Our identities as mothers are so complex, deep, and rich. We devote countless hours to our day-to-day parenting tasks and loving our children well. We are sometimes spouses and sisters, and we are children ourselves. We are friends, neighbors, and church members; we are business owners, employees, and employers. We have careers and special jobs we’ve done—past and present. And we have hobbies, skills, and talents that we share with our families, communities, and friends. We carry the things we are good at.
So, when it comes times to answer a simple question—perhaps a stranger asks, “What do you do (for a living)?” Or an online quiz poses the question, “How do you describe yourself?” More and more, I am convinced the answer is just not that simple. Sometimes we stumble into answer.
A few years ago, I shared a moment with my toddler that will likely remain part of my profound memories and life-lessons.
He was home with me a lot during the pandemic. Our daily schedule often involved him tuning into a preschool circle-time lesson through a video platform as I navigated working my full-time job from a makeshift office at the corner of our dining room table. I would set up the computer for him in our playroom at a small table that also served as my in-home studio space. An easel sits in the corner amidst an abundance of paint and a scattering of toys, crayons, and books.
One morning, as per the usual, I rushed over to set up the interactive call, typing in the passwords and checking the connections. The teacher welcomed everyone to class. I was just moments away from having a few minutes to myself to get some work done in peace and quiet. A painting sat on my easel behind us and was visible in the distance. The teacher noticed it and asked my son, “Did your mommy paint that?”
“Mmmhmmm,” he replied, “she’s an artist.”
“Among other things,” I quickly muttered aloud though part of me was quietly shocked by the recognition. As if identifying as an artist did not reveal enough about my truest self. Part of me wanted to tell that teacher I was also a lawyer, and maybe that’s because I was in the depths of doing that work. At the time, I’d forgotten all about the easel and the painting.

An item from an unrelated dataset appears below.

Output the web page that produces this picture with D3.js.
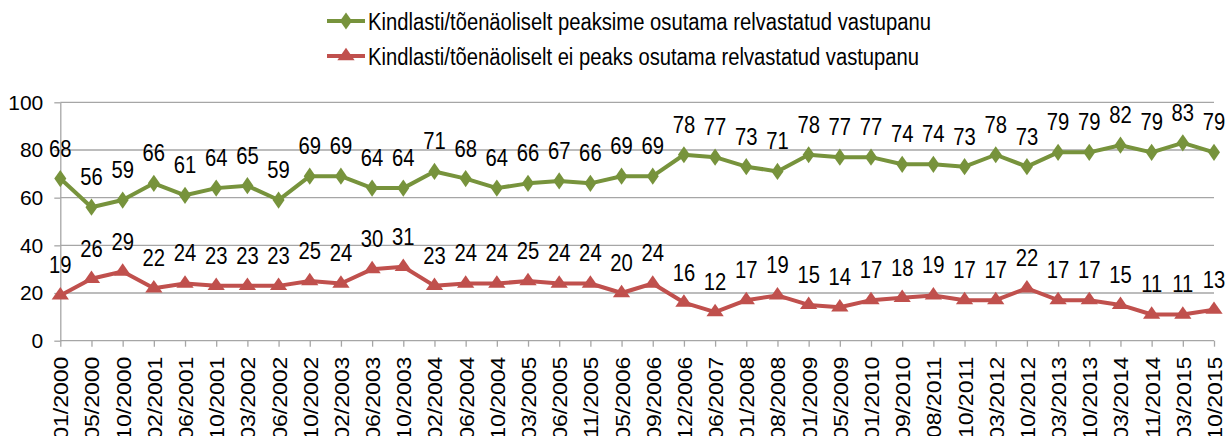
<!DOCTYPE html>
<html>
<head>
<meta charset="utf-8">
<script src="https://cdn.jsdelivr.net/npm/d3@7"></script>
<style>
  body { margin: 0; background: #fff; }
  svg { display: block; font-family: "Liberation Sans", Arial, sans-serif; }
</style>
</head>
<body>
<svg id="chart" width="1229" height="436"></svg>
<script>
const dates = ['01/2000', '05/2000', '10/2000', '02/2001', '06/2001', '10/2001', '03/2002', '06/2002',
    '10/2002', '02/2003', '06/2003', '10/2003', '02/2004', '06/2004', '10/2004', '03/2005', '06/2005',
    '11/2005', '05/2006', '09/2006', '12/2006', '06/2007', '01/2008', '08/2008', '01/2009', '05/2009',
    '01/2010', '09/2010', '08/2011', '10/2011', '03/2012', '10/2012', '03/2013', '10/2013', '03/2014',
    '11/2014', '03/2015', '10/2015'];

const shouldResist = [68, 56, 59, 66, 61, 64, 65, 59, 69, 69, 64, 64, 71, 68, 64, 66, 67, 66, 69, 69,
    78, 77, 73, 71, 78, 77, 77, 74, 74, 73, 78, 73, 79, 79, 82, 79, 83, 79];

const shouldNotResist = [19, 26, 29, 22, 24, 23, 23, 23, 25, 24, 30, 31, 23, 24, 24, 25, 24, 24, 20, 24,
    16, 12, 17, 19, 15, 14, 17, 18, 19, 17, 17, 22, 17, 17, 15, 11, 11, 13];

const yTicks = [0, 20, 40, 60, 80, 100];

const seriesNames = [
    'Kindlasti/tõenäoliselt peaksime osutama relvastatud vastupanu',
    'Kindlasti/tõenäoliselt ei peaks osutama relvastatud vastupanu'
];

const series = [
    { name: seriesNames[0], values: shouldResist, color: '#77933C', symbol: d3.symbolDiamond, size: 95, textLength: 563 },
    { name: seriesNames[1], values: shouldNotResist, color: '#C0504D', symbol: d3.symbolTriangle, size: 90, textLength: 551 }
];

let svg = d3.select('#chart');

let x = d3.scalePoint().domain(dates).range([60.3, 1214]);
let y = d3.scaleLinear().domain([0, 100]).range([340.7, 102.3]);

// Gridlines
svg.append('g')
    .selectAll('line')
    .data(yTicks.filter(d => d > 0))
  .enter().append('line')
    .attr('x1', x.range()[0])
    .attr('x2', x.range()[1])
    .attr('y1', d => y(d))
    .attr('y2', d => y(d))
    .attr('stroke', '#a6a6a6')
    .attr('stroke-width', 1.3);

// Y axis
let yAxis = svg.append('g')
    .attr('transform', 'translate(' + x.range()[0] + ',0)')
    .call(d3.axisLeft(y).tickValues(yTicks).tickSize(6).tickSizeOuter(0).tickPadding(11));
yAxis.select('.domain').attr('stroke', '#a6a6a6').attr('stroke-width', 1.3);
yAxis.selectAll('.tick line').attr('stroke', '#a6a6a6').attr('stroke-width', 1.3);
yAxis.selectAll('.tick text')
    .attr('font-size', 21)
    .attr('fill', '#000')
    .attr('font-family', '"Liberation Sans", Arial, sans-serif');

// X axis
let xAxis = svg.append('g')
    .attr('transform', 'translate(0,' + y(0) + ')')
    .call(d3.axisBottom(x).tickSize(6).tickSizeOuter(0).tickPadding(0));
xAxis.select('.domain').attr('stroke', '#a6a6a6').attr('stroke-width', 1.3)
    .attr('d', 'M' + x.range()[0] + ',0H' + x.range()[1]);
xAxis.selectAll('.tick line').attr('stroke', '#a6a6a6').attr('stroke-width', 1.3);
xAxis.selectAll('.tick text')
    .attr('font-size', 23)
    .attr('fill', '#000')
    .attr('font-family', '"Liberation Sans", Arial, sans-serif')
    .attr('text-anchor', 'end')
    .attr('transform', 'scale(0.9,1) rotate(-90)')
    .attr('x', -16)
    .attr('y', 0)
    .attr('dy', '0.36em');

// Series lines, markers and labels
let line = d3.line()
    .x((d, i) => x(dates[i]))
    .y(d => y(d));

series.forEach((s) => {
    let g = svg.append('g');

    g.append('path')
        .datum(s.values)
        .attr('d', line)
        .attr('fill', 'none')
        .attr('stroke', s.color)
        .attr('stroke-width', 4)
        .attr('stroke-linejoin', 'round');

    g.selectAll('.marker')
        .data(s.values)
      .enter().append('path')
        .attr('class', 'marker')
        .attr('d', d3.symbol().type(s.symbol).size(s.size))
        .attr('transform', (d, i) => 'translate(' + x(dates[i]) + ',' + y(d) + ')' +
            (s.symbol === d3.symbolDiamond ? ' scale(1.15,0.95)' : ' scale(1.2,1)'))
        .attr('fill', s.color);

    g.selectAll('.label')
        .data(s.values)
      .enter().append('text')
        .attr('class', 'label')
        .attr('transform', (d, i) => 'translate(' + x(dates[i]) + ',' + (y(d) - 22) + ') scale(0.88,1)')
        .attr('text-anchor', 'middle')
        .attr('font-size', 23)
        .attr('fill', '#000')
        .text(d => d);
});

// Legend
let legend = svg.append('g');
series.forEach((s, i) => {
    let ly = 21 + i * 35;
    legend.append('line')
        .attr('x1', 327).attr('x2', 365)
        .attr('y1', ly).attr('y2', ly)
        .attr('stroke', s.color)
        .attr('stroke-width', 4);
    legend.append('path')
        .attr('d', d3.symbol().type(s.symbol).size(s.size))
        .attr('transform', 'translate(346,' + ly + ')' +
            (s.symbol === d3.symbolDiamond ? ' scale(1.15,0.95)' : ' scale(1.2,1)'))
        .attr('fill', s.color);
    legend.append('text')
        .attr('x', 368)
        .attr('y', ly + 8.5)
        .attr('font-size', 23)
        .attr('textLength', s.textLength)
        .attr('lengthAdjust', 'spacingAndGlyphs')
        .attr('fill', '#000')
        .text(s.name);
});
</script>
</body>
</html>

If I am being honest? Maybe another reason is that I’ve always professionally related to being a lawyer; that’s part of how I came to recognize myself. And because of that self-imposed, limiting principle, I suppose I was not comfortable with my son leaving out other aspects of my “job description.” So much discomfort existed in that space. I realized I was hesitant to acknowledge a version of myself that existed outside that box where I stored the degrees, the power suits, and the corporate charm.
And then the thoughts went deeper still. I realized I was also uncomfortable being an artist. I’d stumbled upon this artistic and creative version of myself in between jobs and by accident. It’s a version of me that continues to grow and evolve. So, inserting myself into that world brings its own insecurities and identity challenges. Up until that point—that day with my son and his online pre-school teacher—I had a hard time embracing the label of artist, too.
But what a great day to put all those insecurities aside, to remind myself that who I am is not my job or career. What a blessing it is to grow into embracing all aspects of self and claiming that we, too, are good, talented, brilliant, and thoughtful. What a powerful lesson to learn. And suddenly I wanted to think on that lesson freely and imagine a version of myself not tied to a label for justification and peer approval. I suddenly wanted to separate from my box.
My then-three-year-old was just watching. He knew nothing of the complex identity of motherhood, how we carry a rich balance of talents, names, affinities, and shades of being. What he knew was what he saw, and the times we’d spent together coloring, painting, and crafting. If anything, art is about seeing, and seeing is what resonates with a growing child. Seeing ourselves as our largest, deepest, and most creative is what matters.
That’s all that matters.
Leave a Comment
Sherice Miller-McQueen says
That was profound! I wish you the best as we all navigate this thing called life, looking for approval from people who really don’t matter!
Latasha Pearson says
This is so relatable and affirming to hear. Thank you for sharing this perspective! 💛
Cherie Brown says
I really love this article. At the time I was reading it, I was in a place of trying to rediscover who I am. It helped me to put things into perspective and begin to see things a little clearer. Thanks
Alish says
What beautiful essay. By being vulnerable and authentic you’re inspiring others to review their own “box”. Best wishes to you!
Evalyne says
I really appreciate all of the articles and the revelations that I receive from them. I do struggle with how I am identified. I am a Ph.D. I am feel some kind of way when I am called Ms. Then I think to myself that I am being prideful. That it doesn’t matter what people call me, it doesn’t define me. I have so many titles and I do so many things, much like yourself. Thank you for sharing your perspective. I think the greatest title for me is “grandma.”